Michel Foucault (1926-1984), filósofo francês, em Vigiar e Punir publicado em 1975, utiliza o conceito do panóptico para discutir sobre o poder disciplinar. A partir do século XVIII, passamos de uma sociedade do espetáculo e da punição para uma sociedade da disciplina. Para Foucault, o panóptico deve ser compreendido como um modelo generalizável de funcionamento; em outras palavras, as maneiras de definir as relações do poder com a vida cotidiana dos homens. O panóptico não é só um edifício utópico, é um mecanismo de poder levado à sua forma ideal. Se na Idade Média os condenados eram executados em praça pública por terem desafiado o poder soberano, na sociedade da disciplina e, principalmente, em uma sociedade produtivista, os corpos precisam ser úteis, precisam produzir.

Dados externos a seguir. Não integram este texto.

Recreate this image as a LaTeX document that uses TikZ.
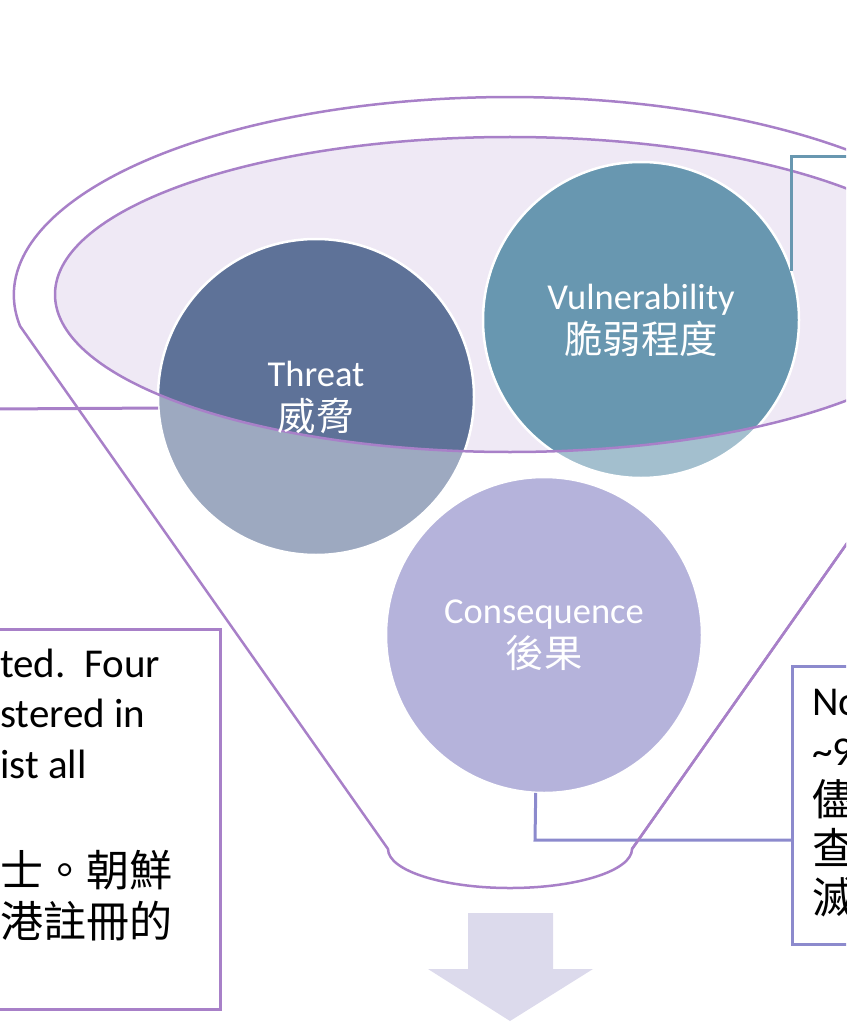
\documentclass[tikz,border=0pt]{standalone}
\usepackage{fontspec}
\setmainfont{Carlito}
\newfontfamily\cjk[Scale=1.05]{Noto Sans CJK TC}
\newcommand{\zh}[1]{{\cjk #1}}

\definecolor{funnelpurple}{RGB}{168,128,200}
\definecolor{rimfill}{RGB}{239,233,245}
\definecolor{threatdark}{RGB}{94,114,152}
\definecolor{threatlight}{RGB}{157,169,192}
\definecolor{vulndark}{RGB}{104,151,176}
\definecolor{vulnlight}{RGB}{163,191,206}
\definecolor{conseqfill}{RGB}{181,179,219}
\definecolor{conseqline}{RGB}{140,138,205}
\definecolor{arrowfill}{RGB}{220,218,236}

\tikzset{
  bubble/.style={circle, minimum size=316pt, inner sep=0pt, fill=#1},
  rim/.style={draw=white, line width=2.5pt},
  bubbletext/.style={text=white, align=center, font=\fontsize{36.5}{44}\selectfont},
  notebox/.style={draw=#1, line width=3pt, fill=white, inner sep=0pt},
  notetext/.style={anchor=base west, inner sep=0pt, font=\fontsize{41}{50}\selectfont},
  link/.style={draw=#1, line width=3pt},
  funnel/.style={draw=funnelpurple, line width=2.5pt}
}

\begin{document}
\begin{tikzpicture}[x=1pt,y=-1pt]
  \clip (0,0) rectangle (846,1024);
  %% mouth of the funnel
  \fill[rimfill] (510,294.5) ellipse[x radius=455, y radius=157.5];
  %% bubbles
  \node[bubble=threatlight] (threat) at (316,397) {};
  \node[bubble=vulnlight] (vuln) at (641,320) {};
  \node[bubble=conseqfill] (conseq) at (544,635) {};
  \begin{scope}
    \clip (510,294.5) ellipse[x radius=455, y radius=157.5];
    \fill[threatdark] (threat.center) circle[radius=158];
    \fill[vulndark] (vuln.center) circle[radius=158];
  \end{scope}
  \foreach \b in {threat,vuln,conseq}{
    \draw[rim] (\b.center) circle[radius=158];
  }
  \draw[funnel] (510,294.5) ellipse[x radius=455, y radius=157.5];
  %% connectors
  \coordinate (tfree) at (-5,409);
  \coordinate (vfree) at (860,157);
  \coordinate (cjoint) at (535,840);
  \draw[link=funnelpurple] (tfree) -- (threat.184);
  \draw[link=vulndark] (vuln.18) |- (vfree);
  % funnel body
  \draw[funnel] (20,326) arc[start angle=171, end angle=369, x radius=496, y radius=198]
    -- (632,849) arc[start angle=0, end angle=180, x radius=122, y radius=39] -- cycle;
  %% labels
  \node[bubbletext] (threatlbl) at (threat.center) {Threat\\\zh{威脅}};
  \node[bubbletext] (vulnlbl) at (vuln.center) {Vulnerability\\\zh{脆弱程度}};
  \node[bubbletext] (conseqlbl) at (conseq.center) {Consequence\\\zh{後果}};
  %% note boxes
  \node[notebox=funnelpurple, anchor=north east, minimum width=240pt, minimum height=380pt] (lbox) at (222,628) {};
  \node[notebox=conseqline, anchor=north west, minimum width=120pt, minimum height=278pt] (rbox) at (791,665) {};
  \draw[link=conseqline] (conseq.267) -- (cjoint) -- (cjoint -| rbox.west);
  \draw[funnel] (632,849) -- (1000,326);
  \foreach \y/\txt [count=\i] in {677/{ted.\ \ Four}, 727/{stered in}, 778/{ist all}, 886/{\zh{士。朝鮮}}, 937/{\zh{港註冊的}}}{
    \node[notetext] (lnote\i) at (0,\y) {\txt};
  }
  \foreach \y/\txt [count=\i] in {715/No, 765/{\textasciitilde 9}, 815/{\zh{儘}}, 864/{\zh{查}}, 913/{\zh{滅}}}{
    \node[notetext] (rnote\i) at (812,\y) {\txt};
  }
  %% arrow below
  \fill[arrowfill] (468,913) -- (553,913) -- (553,969) -- (593,969) -- (510,1021) -- (428,969) -- (468,969) -- cycle;
\end{tikzpicture}
\end{document}
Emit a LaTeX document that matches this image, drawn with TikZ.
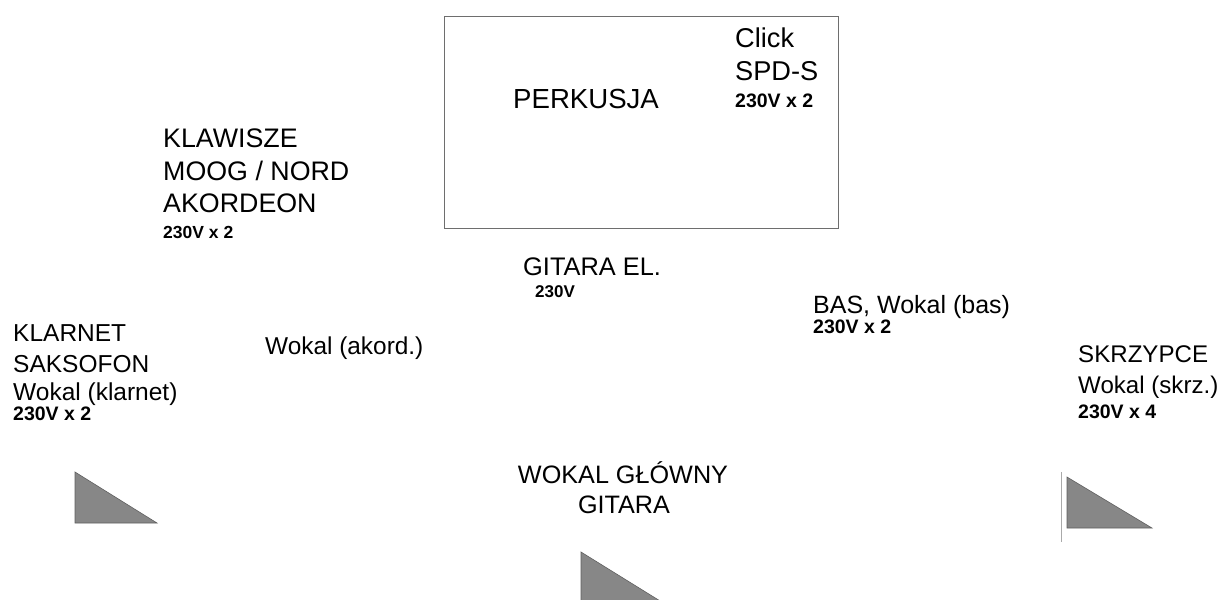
\documentclass[tikz,border=0pt]{standalone}
\usepackage{fontspec}
\setmainfont{Liberation Sans}[BoldFont={Liberation Sans Bold}]
\definecolor{mongray}{RGB}{135,135,135}
\definecolor{monedge}{RGB}{95,95,95}
\definecolor{boxgray}{RGB}{110,110,110}
\definecolor{linegray}{RGB}{170,170,170}
\begin{document}
\begin{tikzpicture}[x=1pt,y=-1pt,
  lbl/.style={anchor=base west,inner sep=0pt,font=\fontsize{#1}{30}\selectfont},
  lbl/.default=25.5,
  lblc/.style={anchor=base,inner sep=0pt,font=\fontsize{25.2}{30}\selectfont},
  pwr/.style={anchor=base west,inner sep=0pt,font=\fontsize{#1}{20}\selectfont\bfseries},
  pwr/.default=19.5,
  mon/.style={fill=mongray,draw=monedge,line width=0.6pt},
  stagebox/.style={draw=boxgray,line width=1pt}]
\useasboundingbox (0,0) rectangle (1227,600);
\clip (0,0) rectangle (1227,600);
% drum riser
\draw[stagebox] (444,16) rectangle (838,228);
\node[lbl=27.6] (perk) at (513,108.5) {PERKUSJA};
\node[lbl=27.2] (click) at (735,47) {Click};
\node[lbl=27.2] (spd) at (735,80) {SPD-S};
\node[pwr] (perkp) at (735,107) {230V x 2};
% keys
\node[lbl=26.8] (kl1) at (163,147) {KLAWISZE};
\node[lbl=26.8] (kl2) at (163,180.5) {MOOG / NORD};
\node[lbl=26.8] (kl3) at (163,212) {AKORDEON};
\node[pwr=17.5] (klp) at (163,238) {230V x 2};
% guitar
\node[lbl=25.4] (git) at (523,275) {GITARA EL.};
\node[pwr=17] (gitp) at (535,297) {230V};
% bass
\node[lbl=25] (bas) at (813,313) {BAS, Wokal (bas)};
\node[pwr] (basp) at (813,333) {230V x 2};
% violin
\node[lbl=24.1] (sk1) at (1078,362) {SKRZYPCE};
\node[lbl=24.1] (sk2) at (1078,393) {Wokal (skrz.)};
\node[pwr] (skp) at (1078,418) {230V x 4};
% clarinet
\node[lbl=24.5] (ka1) at (13,341) {KLARNET};
\node[lbl=24.5] (ka2) at (13,372) {SAKSOFON};
\node[lbl=24.5] (ka3) at (13,400) {Wokal (klarnet)};
\node[pwr] (kap) at (13,420) {230V x 2};
% accordion vocal
\node[lbl=24.4] (akv) at (265,354) {Wokal (akord.)};
% lead vocal
\node[lblc] (wg1) at (623,483) {WOKAL GŁÓWNY};
\node[lblc] (wg2) at (624,513) {GITARA};
% monitors
\filldraw[mon] (75,472) -- (75,523) -- (157,523) -- cycle;
\filldraw[mon] (1067,477) -- (1067,528) -- (1152,528) -- cycle;
\filldraw[mon] (581,552) -- (581,604) -- (665,604) -- cycle;
\draw[linegray,line width=0.8pt] (1061,472) -- (1061,542);
\end{tikzpicture}
\end{document}
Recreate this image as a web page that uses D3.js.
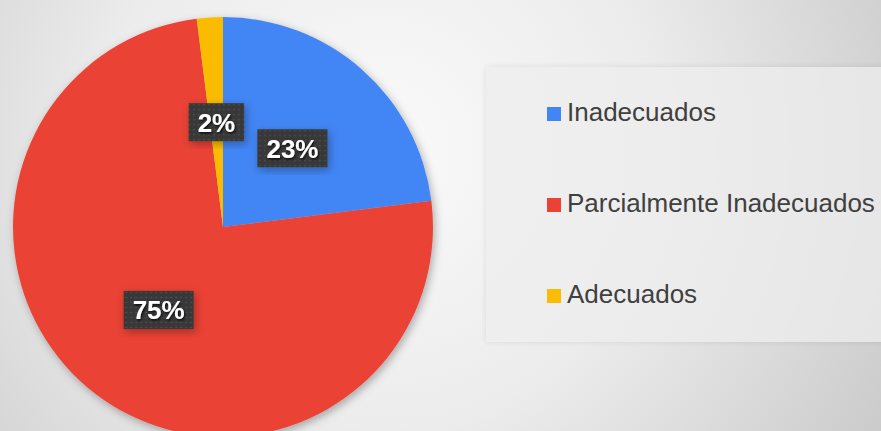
<!DOCTYPE html>
<html><head><meta charset="utf-8">
<script src="https://cdn.jsdelivr.net/npm/d3@7"></script>
<style>html,body{margin:0;padding:0;overflow:hidden;}svg{display:block;}</style>
</head><body>
<svg id="chart" width="881" height="431"></svg>
<script>
const categories = ["Inadecuados", "Parcialmente Inadecuados", "Adecuados"];
const values = [23, 75, 2];
const labels = ["23%", "75%", "2%"];
const colors = ["#4285f4", "#ea4335", "#fbbc04"];

const W = 881, H = 431;
const svg = d3.select("#chart");
const defs = svg.append("defs");

const bg = defs.append("radialGradient").attr("id","bg")
  .attr("gradientUnits","userSpaceOnUse").attr("cx",380).attr("cy",150).attr("r",620);
bg.append("stop").attr("offset","0").attr("stop-color","#fafafa");
bg.append("stop").attr("offset","0.45").attr("stop-color","#ececec");
bg.append("stop").attr("offset","1").attr("stop-color","#c6c6c6");

const sh = defs.append("filter").attr("id","sh").attr("x","-20%").attr("y","-20%").attr("width","140%").attr("height","140%");
sh.append("feDropShadow").attr("dx",2).attr("dy",3).attr("stdDeviation",4).attr("flood-color","#000").attr("flood-opacity",0.3);
const tsh = defs.append("filter").attr("id","tsh").attr("x","-20%").attr("y","-20%").attr("width","140%").attr("height","140%");
tsh.append("feDropShadow").attr("dx",1).attr("dy",1.5).attr("stdDeviation",1).attr("flood-color","#000").attr("flood-opacity",0.8);
const lsh = defs.append("filter").attr("id","lsh").attr("x","-10%").attr("y","-10%").attr("width","120%").attr("height","120%");
lsh.append("feDropShadow").attr("dx",0).attr("dy",0).attr("stdDeviation",3).attr("flood-color","#000").attr("flood-opacity",0.12);

const pat = defs.append("pattern").attr("id","dots").attr("patternUnits","userSpaceOnUse").attr("width",5).attr("height",5);
pat.append("rect").attr("width",5).attr("height",5).attr("fill","#383838");
pat.append("circle").attr("cx",2.5).attr("cy",2.5).attr("r",0.8).attr("fill","#555");

svg.append("rect").attr("width",W).attr("height",H).attr("fill","url(#bg)");

// legend box
svg.append("rect").attr("x",486).attr("y",67).attr("width",420).attr("height",275)
  .attr("fill","#eeeeee").attr("opacity",0.75).attr("filter","url(#lsh)");

const cx = 223, cy = 227, R = 210;
const pie = d3.pie().sort(null).value(d => d)(values);
const arc = d3.arc().innerRadius(0).outerRadius(R);

const g = svg.append("g").attr("transform",`translate(${cx},${cy})`);
g.append("g").attr("filter","url(#sh)").selectAll("path").data(pie).join("path")
  .attr("d", arc).attr("fill",(d,i)=>colors[i]);

const lab = g.selectAll("g.lab").data(pie).join("g").attr("class","lab")
  .attr("transform", d => `translate(${arc.centroid(d)})`);
lab.each(function(d,i){
  const s = d3.select(this);
  const t = s.append("text").text(labels[i])
    .attr("font-family","Liberation Sans, Arial, sans-serif").attr("font-weight","bold")
    .attr("font-size",26).attr("fill","#fff").attr("text-anchor","middle").attr("dy","0.36em")
    .attr("filter","url(#tsh)");
  const bb = t.node().getBBox();
  s.insert("rect","text").attr("x",bb.x-9).attr("y",-19).attr("width",bb.width+18).attr("height",38)
    .attr("fill","url(#dots)").attr("filter","url(#sh)");
});

const leg = svg.append("g");
const ly = d3.scalePoint().domain(categories).range([121, 303]);
categories.forEach((c,i)=>{
  leg.append("rect").attr("x",547).attr("y",ly(c)-14).attr("width",14).attr("height",14).attr("fill",colors[i]);
  leg.append("text").attr("x",567).attr("y",ly(c)).text(c)
    .attr("font-family","Liberation Sans, Arial, sans-serif").attr("font-size",26).attr("fill","#404040");
});
</script>
</body></html>
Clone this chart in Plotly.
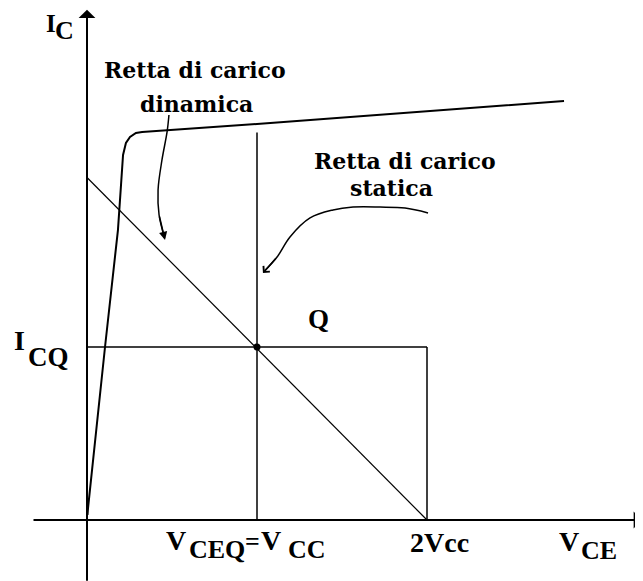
import plotly.graph_objects as go

# ---- data (x in units of Vcc, y in units of ICQ) ----
VCEQ = 1.0
ICQ = 1.0
V2CC = 2.0
q_vert_top = 2.24
load_x = [0.0, 2.0]
load_y = [1.98, 0.0]
char_x = [0.003, 0.006, 0.106, 0.182, 0.200, 0.212, 0.229, 0.253, 0.288, 0.324, 1.0, 2.806]
char_y = [0.03, 0.069, 1.0, 1.676, 1.936, 2.110, 2.179, 2.214, 2.237, 2.243, 2.289, 2.422]
dyn_x = [0.482, 0.471, 0.441, 0.418, 0.424, 0.453]
dyn_y = [2.341, 2.243, 2.081, 1.908, 1.763, 1.642]
stat_x = [2.006, 1.871, 1.724, 1.565, 1.447, 1.312, 1.194, 1.118, 1.045]
stat_y = [1.775, 1.803, 1.809, 1.809, 1.792, 1.746, 1.636, 1.520, 1.440]
x_axis_span = [-0.3235, 3.265]
y_axis_span = [-0.36, 2.95]

K = "black"
fig = go.Figure()

def line(x, y, w, shape="linear"):
    fig.add_trace(go.Scatter(x=x, y=y, mode="lines", line=dict(color=K, width=w, shape=shape),
                             hoverinfo="skip", showlegend=False))

line(load_x, load_y, 1.2)
line([0, V2CC], [ICQ, ICQ], 1.5)
line([V2CC, V2CC], [ICQ, 0], 1.5)
line([VCEQ, VCEQ], [0, q_vert_top], 1.5)
line(char_x, char_y, 2)
line(dyn_x, dyn_y, 1.5, "spline")
line(stat_x, stat_y, 1.5, "spline")
fig.add_trace(go.Scatter(x=[VCEQ], y=[ICQ], mode="markers", marker=dict(color=K, size=7),
                         hoverinfo="skip", showlegend=False))

ann = []
def arrow(x, y, ax, ay, head, size, w):
    ann.append(dict(x=x, y=y, ax=ax, ay=ay, xref="x", yref="y", axref="x", ayref="y",
                    text="", showarrow=True, arrowhead=head, arrowsize=size, arrowwidth=w,
                    arrowcolor=K))

# axes
arrow(0, y_axis_span[1], 0, y_axis_span[0], 1, 1.4, 2)
arrow(x_axis_span[1], 0, x_axis_span[0], 0, 1, 1.4, 2)
# pointer arrow heads
arrow(0.459, 1.618, dyn_x[-2], dyn_y[-2], 2, 1.1, 1.5)
arrow(1.035, 1.428, stat_x[-2], stat_y[-2], 4, 1.1, 1.5)

SERIF_B = "DejaVu Serif"
TIMES = "Liberation Serif"
def label(t, x, y, fam, size, bold, xanchor="left"):
    ann.append(dict(x=x, y=y, xref="x", yref="y", text=t, showarrow=False,
                    xanchor=xanchor, yanchor="middle",
                    font=dict(family=fam, size=size, color=K, weight="bold" if bold else "normal")))

label("Retta di carico", 0.635, 2.601, SERIF_B, 22, True, "center")
label("dinamica", 0.647, 2.405, SERIF_B, 22, True, "center")
label("Retta di carico", 1.871, 2.075, SERIF_B, 22, True, "center")
label("statica", 1.794, 1.920, SERIF_B, 22, True, "center")
label("Q", 1.359, 1.162, TIMES, 27, True, "center")
label("2Vcc", 2.076, -0.130, TIMES, 28, True, "center")

label("I", -0.255, 2.872, TIMES, 25, True)
label("C", -0.198, 2.830, TIMES, 26, True)
label("I", -0.44, 1.035, TIMES, 28, True)
label("CQ", -0.36, 0.942, TIMES, 27, True)
label("V", 0.455, -0.121, TIMES, 28, True)
label("CEQ", 0.59, -0.168, TIMES, 26, True)
label("=", 0.915, -0.127, TIMES, 26, True)
label("V", 1.012, -0.121, TIMES, 28, True)
label("CC", 1.168, -0.168, TIMES, 26, True)
label("V", 2.765, -0.127, TIMES, 28, True)
label("CE", 2.895, -0.179, TIMES, 26, True)

# the page body has an 8px margin: size the figure to the remaining window
fig.update_layout(
    width=635, height=573, margin=dict(l=0, r=0, t=0, b=0),
    paper_bgcolor="white", plot_bgcolor="white", annotations=ann,
    xaxis=dict(range=[-79/170, 556/170], visible=False, fixedrange=True),
    yaxis=dict(range=[-61/173, 512/173], visible=False, fixedrange=True),
)
fig.write_html("out.html")
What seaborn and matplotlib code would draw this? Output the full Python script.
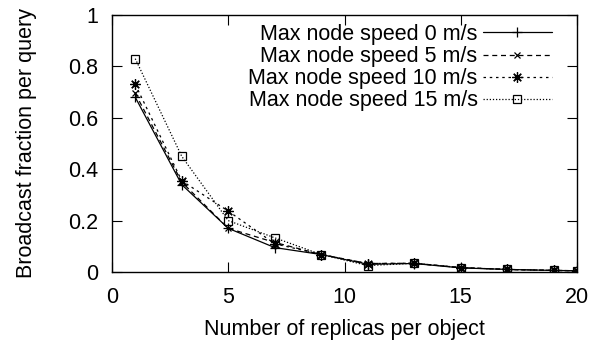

O panóptico de Bentham como ideia de vigilância e não necessariamente de construção encontra seu ápice no século XX e XXI. Apesar de Foucault não ter vivido para ver a completa globalização que a internet possibilitou, não é exagero pensar em como ficaria surpreso ao perceber que os corpos não só estão sendo vigiados o tempo todo através dos algoritmos, obrigando-os a não parar de produzir, como também esses mesmos corpos fazem questão de serem observados. Se ainda há dúvidas sobre como o ideal do panóptico nos condiciona, basta pensar em um estabelecimento onde existe uma placa na entrada dizendo “Sorria, você está sendo filmado”. A sensação de ser observado e não saber onde ou quem está observando é o bastante para condicionar as pessoas. Foucault conclui em sua obra que o homem vaga de uma instituição de vigilância para outra: escolas, família, fábricas, hospitais, prisões. Constantemente vigiado, constantemente disciplinado. Não é à toa que notamos uma essência comum a todas elas. Por fim, Foucault nos faz pensar:

Devemos ainda nos admirar que a prisão se pareça com as fábricas, com as escolas, com os quartéis, com os hospitais, e todos se pareçam com as prisões?²




¹ BENTHAM. Jeremy. O panóptico. 1a ed. Belo Horizonte: Autêntica, 2019.


² FOUCAULT. Michel. Vigiar e Punir: nascimento da prisão. 42a ed. Petrópolis: Vozes, 2014.